I recently read G. W. Stewart's perspective "
Decompositional Approach to Matrix Computations" published in Computing in Science in Engineering (2000).
He extols the virtues of this approach:
- matrix decompositions solve many problems;
- they are expensive to compute the first time, but can often be reused;
- it facilitates rounding error analysis;
- it fosters the development of general-purpose linear algebra software packages.
He goes on to describe six of the most famous matrix decompositions in his paper. Let me focus on the history of three of those six. It is interesting that much of the work on decomposition of matrices predates the relatively recent emergence of matrix algebra, which was fostered by digital computers.
1.
Cholesky
For a positive definite matrix, \[A = LL^T.\] The legendary German mathematician Carl Friedrich Gauss (1777-1855) sketched out a method in 1809-1810. It was more than a century later that Andre-Louis
Cholesky's variant was published posthumously by Benoit in 1924. Interestingly, Cholesky was a French military officer and mathematician, who used the decomposition in some of his surveying work, and Benoit was a fellow officer.
The closely related generalization, pivoted LU decomposition (\(PA = LU\)) has a more obscure history, although it does appear in Jacobi's work by 1857. Interestingly, pathological cases can be designed for which Gauss elimination with partial pivoting (the most popular strategy for LU decomposition) is unstable. However, the method works with remarkable versatility for most real-life problems, although why it is so successful is not completely understood.
2.
QR decomposition
The
QR decomposition, \[A = QR,\] first arose in early 1900 work on integral equations by Erhard Schmidt, a Baltic-German mathematician of the "Gram-Schmidt" orthogonalization fame.
Alston Householder's method to triangularize a matrix using his namesake transformations was published in 1958, while
Givens published "Computation of plane unitary rotations transforming a general matrix to triangular form", also in 1958.

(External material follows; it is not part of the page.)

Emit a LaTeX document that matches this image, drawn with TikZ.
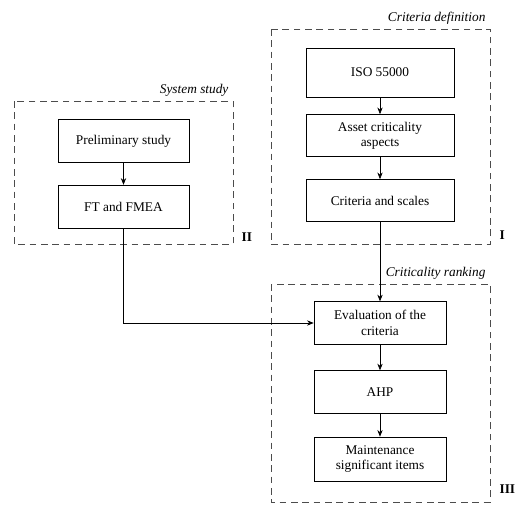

Both of them were at Oak Ridge National Laboratory around the time they made their seminal contributions. Incidentally, not only did their work on QR decomposition appear in same year (1958), they both also died in the same year (1993) 35 years later.
3.
SVD
The singular value decomposition \[A = U \Sigma V^{T},\] can be thought of as a generalization of the spectral decomposition of symmetric matrices. Apparently, the SVD has a
longer traceable history than the QR decomposition; it was introduced independently by Beltrami and Jordan in the mid 1870s. As Stewart says,
Together, Beltrami are Jordan are the progenitors of the SVD, Beltrami by virtue of first publication, and Jordan by the completeness and elegance of his treatment.
In 1965, Golub and Kahan published the reduction to the bidiagonal form. In a subsequent paper in 1970, Golub and Reinsch presented the (currently)
most popular computational algorithm to perform SVD.